When is the gift taxable?
- If a non-resident receives money from a resident and the aggregate gifts in a year from non-relatives exceed ₹50,000, the entire amount is generally taxable in India as income from other sources.
- The ₹50,000 limit is an annual threshold — gifts received across the year are added up to determine taxability, not each gift separately.
- Taxability can depend on where the money is deemed to accrue or arise. If the transaction has an Indian nexus (for example, funds transferred from an Indian account), Indian tax rules typically apply.
Key exemptions (cases where the gift is not taxed)
- Gifts from specified relatives — relatives include parents, siblings, spouse, children, and some extended family as defined under the Act.
- Gifts received on the occasion of marriage.
- Gifts inherited or received under a will.
- Gifts from certain authorities, charitable or educational institutions and recognized funds/trusts that are specifically exempt under the law.
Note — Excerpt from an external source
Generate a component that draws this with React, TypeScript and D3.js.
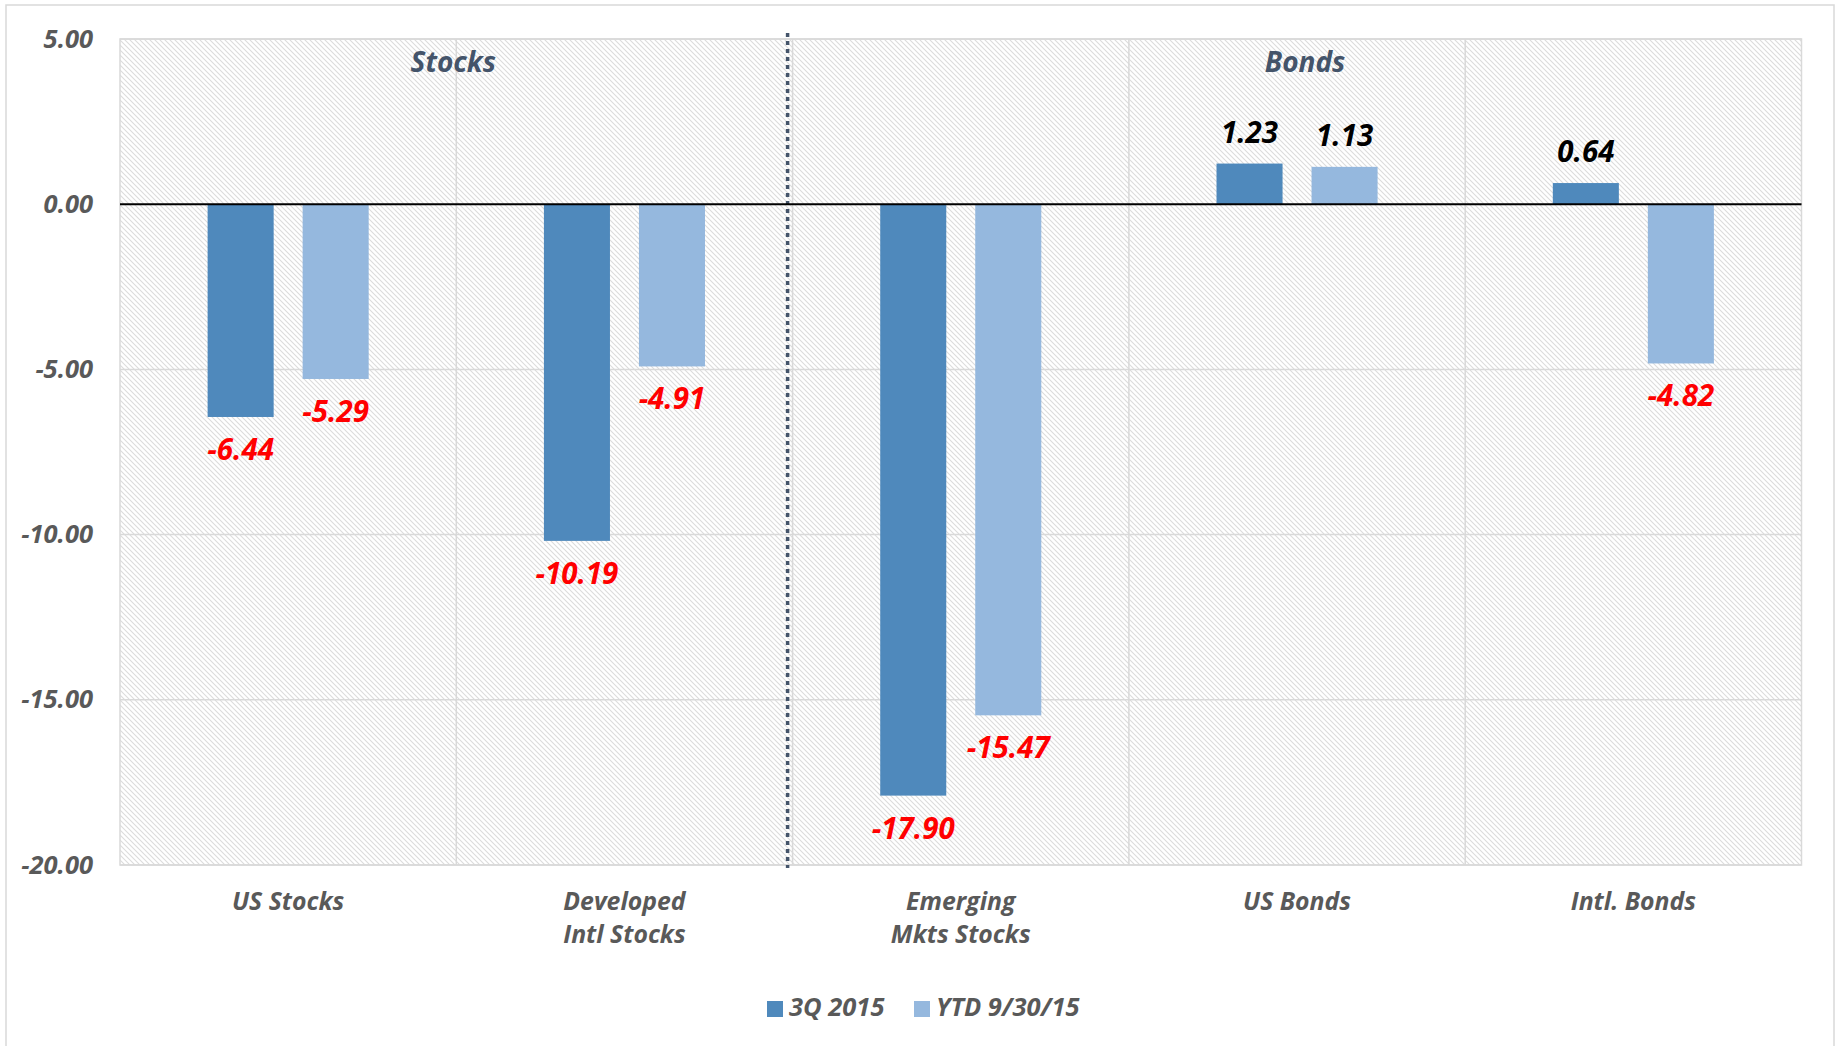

Practical implications and compliance
- The whole gift amount becomes taxable (not just the portion above ₹50,000) once the threshold is crossed, unless an exemption applies.
- Residents making payments to non-residents should consider withholding obligations. If the gift is taxable in India, the payer may be required to deduct tax at source under relevant sections of the Act.
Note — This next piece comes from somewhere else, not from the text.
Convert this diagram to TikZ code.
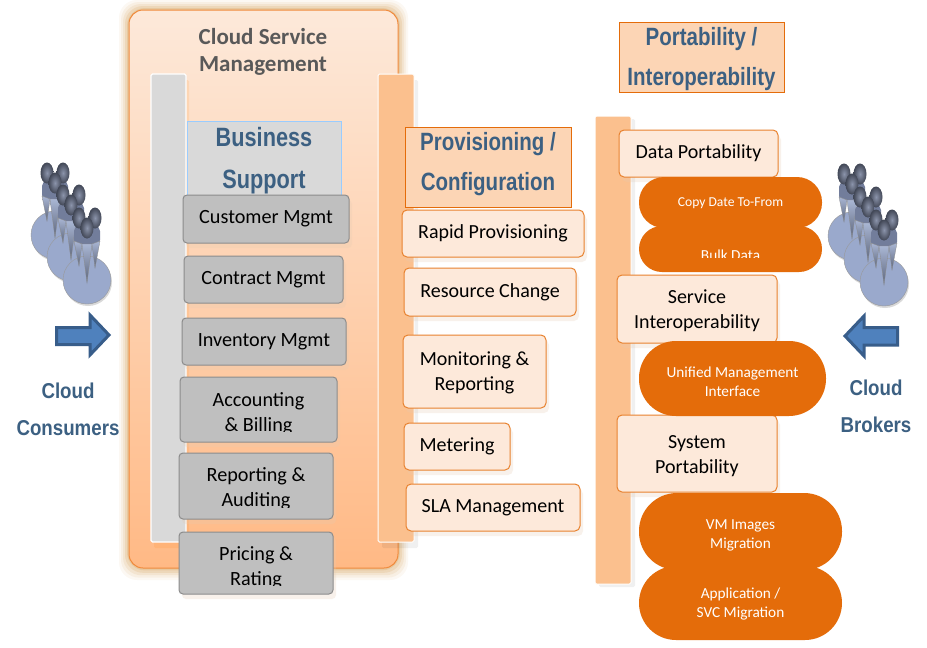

- Cross-border remittances often require documentation — banks commonly ask for a gift deed, PAN details, and may require Form 15CA/15CB if tax is chargeable on the remittance.
- Maintaining clear records (gift deed, proof of relationship, bank statements) is important to establish exemptions and avoid disputes with tax authorities.
Bottom line
A single monetary gift from a resident to a non-resident can trigger an Indian tax liability when non-relative gifts in a year exceed ₹50,000. But exemptions (relatives, marriage, inheritance, certain institutions) and procedural rules (TDS, remittance documentation) matter. For cross-border gifts or large transfers, get professional tax advice and keep full documentation to ensure correct treatment and compliance.